/---

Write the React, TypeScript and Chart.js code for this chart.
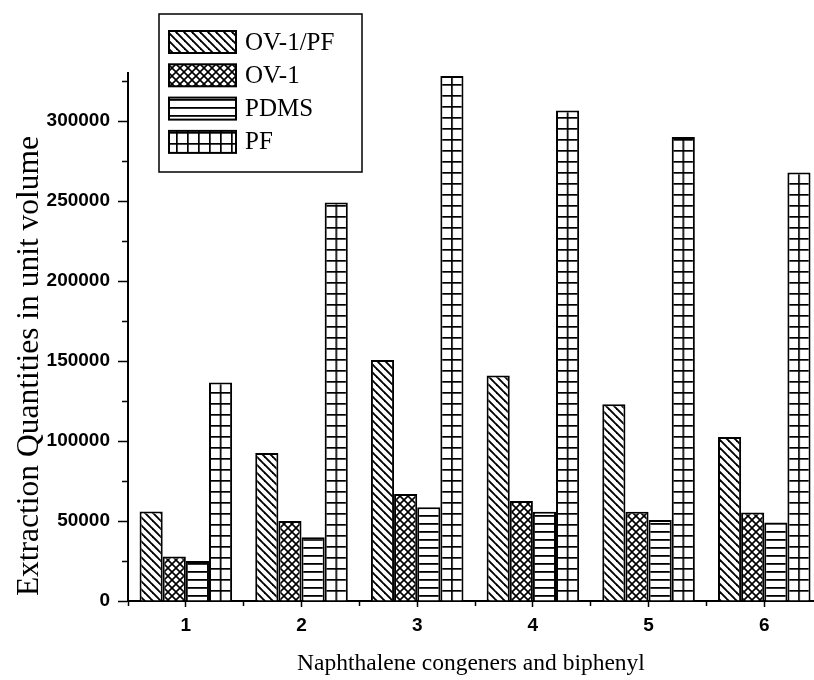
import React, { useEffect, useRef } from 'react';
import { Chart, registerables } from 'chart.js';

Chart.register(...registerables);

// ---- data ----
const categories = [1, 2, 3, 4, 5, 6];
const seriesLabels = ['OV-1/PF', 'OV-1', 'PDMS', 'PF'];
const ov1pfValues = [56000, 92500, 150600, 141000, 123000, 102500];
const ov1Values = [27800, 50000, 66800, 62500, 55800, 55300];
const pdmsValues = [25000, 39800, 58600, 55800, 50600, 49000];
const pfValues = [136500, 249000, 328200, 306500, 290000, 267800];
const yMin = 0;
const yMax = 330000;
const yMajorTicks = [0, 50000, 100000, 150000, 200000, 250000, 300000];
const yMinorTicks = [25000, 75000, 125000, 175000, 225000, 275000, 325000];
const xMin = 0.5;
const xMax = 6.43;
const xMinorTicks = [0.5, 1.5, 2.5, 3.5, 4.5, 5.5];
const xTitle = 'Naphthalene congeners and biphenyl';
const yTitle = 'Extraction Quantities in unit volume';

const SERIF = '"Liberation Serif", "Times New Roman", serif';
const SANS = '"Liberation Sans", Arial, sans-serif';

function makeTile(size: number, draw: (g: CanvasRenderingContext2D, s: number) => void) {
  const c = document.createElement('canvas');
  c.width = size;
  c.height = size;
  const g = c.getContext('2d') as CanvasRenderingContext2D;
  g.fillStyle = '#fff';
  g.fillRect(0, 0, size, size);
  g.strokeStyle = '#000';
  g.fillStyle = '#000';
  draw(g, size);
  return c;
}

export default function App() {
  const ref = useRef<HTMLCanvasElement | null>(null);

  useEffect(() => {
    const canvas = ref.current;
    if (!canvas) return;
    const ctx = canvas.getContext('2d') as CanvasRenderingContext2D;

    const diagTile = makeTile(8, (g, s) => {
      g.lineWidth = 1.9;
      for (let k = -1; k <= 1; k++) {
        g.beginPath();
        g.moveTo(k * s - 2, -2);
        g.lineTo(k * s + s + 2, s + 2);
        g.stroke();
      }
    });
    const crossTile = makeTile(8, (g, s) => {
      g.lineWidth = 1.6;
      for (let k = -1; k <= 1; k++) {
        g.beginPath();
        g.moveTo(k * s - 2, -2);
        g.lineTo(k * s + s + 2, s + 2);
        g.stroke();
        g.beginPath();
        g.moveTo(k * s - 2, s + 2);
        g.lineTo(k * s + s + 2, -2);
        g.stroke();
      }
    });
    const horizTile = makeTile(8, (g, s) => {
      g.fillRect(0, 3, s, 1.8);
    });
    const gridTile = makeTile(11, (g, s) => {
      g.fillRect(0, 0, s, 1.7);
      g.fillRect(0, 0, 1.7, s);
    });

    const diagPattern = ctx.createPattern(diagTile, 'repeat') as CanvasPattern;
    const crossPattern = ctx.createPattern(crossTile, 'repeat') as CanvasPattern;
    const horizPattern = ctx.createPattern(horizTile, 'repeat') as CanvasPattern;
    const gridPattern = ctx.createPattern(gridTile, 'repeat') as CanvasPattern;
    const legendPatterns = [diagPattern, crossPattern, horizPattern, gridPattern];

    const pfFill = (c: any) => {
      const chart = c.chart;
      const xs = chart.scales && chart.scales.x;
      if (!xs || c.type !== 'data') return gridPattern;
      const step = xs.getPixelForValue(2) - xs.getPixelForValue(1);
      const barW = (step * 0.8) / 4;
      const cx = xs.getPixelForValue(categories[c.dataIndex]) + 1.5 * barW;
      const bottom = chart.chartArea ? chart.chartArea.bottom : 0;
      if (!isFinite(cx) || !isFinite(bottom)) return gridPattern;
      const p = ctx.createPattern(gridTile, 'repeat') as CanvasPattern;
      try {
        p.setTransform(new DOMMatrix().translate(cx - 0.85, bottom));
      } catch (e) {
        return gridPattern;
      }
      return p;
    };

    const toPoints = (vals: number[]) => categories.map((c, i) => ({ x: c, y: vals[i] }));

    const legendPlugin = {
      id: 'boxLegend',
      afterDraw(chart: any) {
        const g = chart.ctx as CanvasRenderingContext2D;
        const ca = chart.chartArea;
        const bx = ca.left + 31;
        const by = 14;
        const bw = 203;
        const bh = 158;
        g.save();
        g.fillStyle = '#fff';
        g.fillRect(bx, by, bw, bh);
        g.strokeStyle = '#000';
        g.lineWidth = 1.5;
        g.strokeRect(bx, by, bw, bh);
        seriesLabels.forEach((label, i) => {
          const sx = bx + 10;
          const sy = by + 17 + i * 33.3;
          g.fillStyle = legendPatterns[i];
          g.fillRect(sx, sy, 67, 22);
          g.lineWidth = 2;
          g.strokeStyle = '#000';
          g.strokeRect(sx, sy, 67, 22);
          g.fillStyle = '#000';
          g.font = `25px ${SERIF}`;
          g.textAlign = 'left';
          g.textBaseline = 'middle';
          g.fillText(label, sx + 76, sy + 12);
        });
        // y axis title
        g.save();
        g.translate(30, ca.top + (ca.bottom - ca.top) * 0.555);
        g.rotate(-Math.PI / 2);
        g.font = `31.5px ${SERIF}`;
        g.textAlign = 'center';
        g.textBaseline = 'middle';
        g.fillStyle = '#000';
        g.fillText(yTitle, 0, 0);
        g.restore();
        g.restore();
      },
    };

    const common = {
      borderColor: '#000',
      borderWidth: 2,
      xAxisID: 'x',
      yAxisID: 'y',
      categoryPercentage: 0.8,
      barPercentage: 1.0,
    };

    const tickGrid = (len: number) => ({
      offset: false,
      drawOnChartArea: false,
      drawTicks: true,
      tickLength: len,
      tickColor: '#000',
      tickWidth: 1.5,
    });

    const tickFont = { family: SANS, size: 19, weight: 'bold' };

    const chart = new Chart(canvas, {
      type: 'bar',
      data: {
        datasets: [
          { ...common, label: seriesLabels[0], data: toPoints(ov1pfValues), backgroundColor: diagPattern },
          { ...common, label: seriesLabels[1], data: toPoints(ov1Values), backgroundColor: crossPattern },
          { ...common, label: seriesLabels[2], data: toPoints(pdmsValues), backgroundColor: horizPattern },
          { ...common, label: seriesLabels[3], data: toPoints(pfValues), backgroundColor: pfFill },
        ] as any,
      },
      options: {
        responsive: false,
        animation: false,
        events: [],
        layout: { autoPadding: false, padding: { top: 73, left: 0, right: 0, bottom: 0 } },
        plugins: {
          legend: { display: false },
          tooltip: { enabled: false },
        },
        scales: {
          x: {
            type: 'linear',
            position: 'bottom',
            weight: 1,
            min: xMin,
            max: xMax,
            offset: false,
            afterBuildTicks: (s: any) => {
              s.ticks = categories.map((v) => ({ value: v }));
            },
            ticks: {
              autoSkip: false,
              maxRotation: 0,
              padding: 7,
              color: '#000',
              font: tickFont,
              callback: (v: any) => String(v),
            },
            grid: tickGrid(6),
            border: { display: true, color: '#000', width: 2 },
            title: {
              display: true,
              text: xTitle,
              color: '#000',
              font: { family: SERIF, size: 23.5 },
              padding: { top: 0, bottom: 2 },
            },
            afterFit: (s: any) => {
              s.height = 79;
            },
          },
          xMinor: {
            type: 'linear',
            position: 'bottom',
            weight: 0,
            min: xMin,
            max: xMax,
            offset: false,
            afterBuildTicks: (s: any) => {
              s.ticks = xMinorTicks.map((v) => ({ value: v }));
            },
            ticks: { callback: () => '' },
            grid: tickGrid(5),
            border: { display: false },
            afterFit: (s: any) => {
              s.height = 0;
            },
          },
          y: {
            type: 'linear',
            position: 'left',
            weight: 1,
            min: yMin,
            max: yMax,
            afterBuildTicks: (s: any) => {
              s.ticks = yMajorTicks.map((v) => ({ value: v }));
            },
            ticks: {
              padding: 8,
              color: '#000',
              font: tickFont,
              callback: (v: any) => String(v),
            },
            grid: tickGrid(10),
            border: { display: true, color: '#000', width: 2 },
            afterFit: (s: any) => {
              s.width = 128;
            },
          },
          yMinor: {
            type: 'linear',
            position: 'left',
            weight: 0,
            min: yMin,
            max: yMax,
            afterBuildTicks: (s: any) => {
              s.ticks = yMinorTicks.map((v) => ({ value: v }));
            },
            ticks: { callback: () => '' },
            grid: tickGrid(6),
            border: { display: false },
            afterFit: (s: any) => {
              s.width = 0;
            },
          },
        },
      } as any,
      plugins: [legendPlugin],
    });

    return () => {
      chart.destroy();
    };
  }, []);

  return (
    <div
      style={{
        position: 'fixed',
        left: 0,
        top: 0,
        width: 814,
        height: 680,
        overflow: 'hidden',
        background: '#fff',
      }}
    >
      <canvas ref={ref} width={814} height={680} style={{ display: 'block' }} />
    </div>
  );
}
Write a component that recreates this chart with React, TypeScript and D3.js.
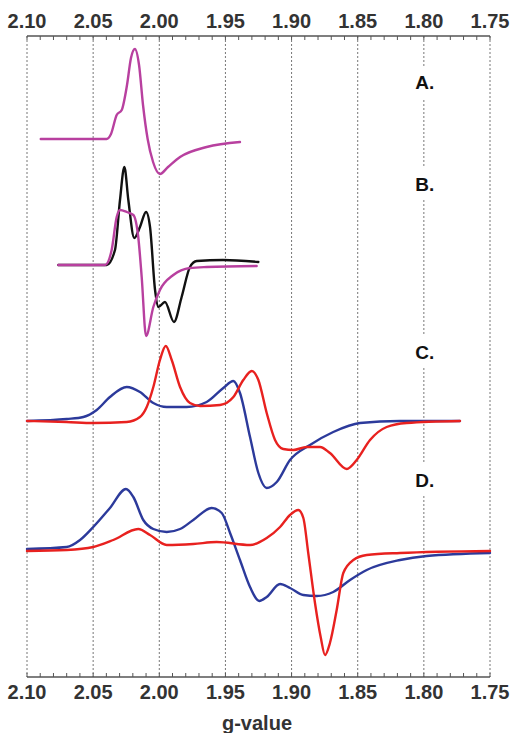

\---

> Requirements: Start at the top of the entries and repeat each line exactly, ending at the line that contains "const ctx = canvas.getContext('2d')". Pictures are not part of the copy.

> Right answer:
Write the React, TypeScript and Chart.js code for this chart.
import React, { useEffect, useRef } from 'react';
import { Chart, registerables } from 'chart.js';

Chart.register(...registerables);

// ---- data ----
const categories = [1, 2, 3, 4, 5, 6];
const seriesLabels = ['OV-1/PF', 'OV-1', 'PDMS', 'PF'];
const ov1pfValues = [56000, 92500, 150600, 141000, 123000, 102500];
const ov1Values = [27800, 50000, 66800, 62500, 55800, 55300];
const pdmsValues = [25000, 39800, 58600, 55800, 50600, 49000];
const pfValues = [136500, 249000, 328200, 306500, 290000, 267800];
const yMin = 0;
const yMax = 330000;
const yMajorTicks = [0, 50000, 100000, 150000, 200000, 250000, 300000];
const yMinorTicks = [25000, 75000, 125000, 175000, 225000, 275000, 325000];
const xMin = 0.5;
const xMax = 6.43;
const xMinorTicks = [0.5, 1.5, 2.5, 3.5, 4.5, 5.5];
const xTitle = 'Naphthalene congeners and biphenyl';
const yTitle = 'Extraction Quantities in unit volume';

const SERIF = '"Liberation Serif", "Times New Roman", serif';
const SANS = '"Liberation Sans", Arial, sans-serif';

function makeTile(size: number, draw: (g: CanvasRenderingContext2D, s: number) => void) {
  const c = document.createElement('canvas');
  c.width = size;
  c.height = size;
  const g = c.getContext('2d') as CanvasRenderingContext2D;
  g.fillStyle = '#fff';
  g.fillRect(0, 0, size, size);
  g.strokeStyle = '#000';
  g.fillStyle = '#000';
  draw(g, size);
  return c;
}

export default function App() {
  const ref = useRef<HTMLCanvasElement | null>(null);

  useEffect(() => {
    const canvas = ref.current;
    if (!canvas) return;
    const ctx = canvas.getContext('2d') as CanvasRenderingContext2D;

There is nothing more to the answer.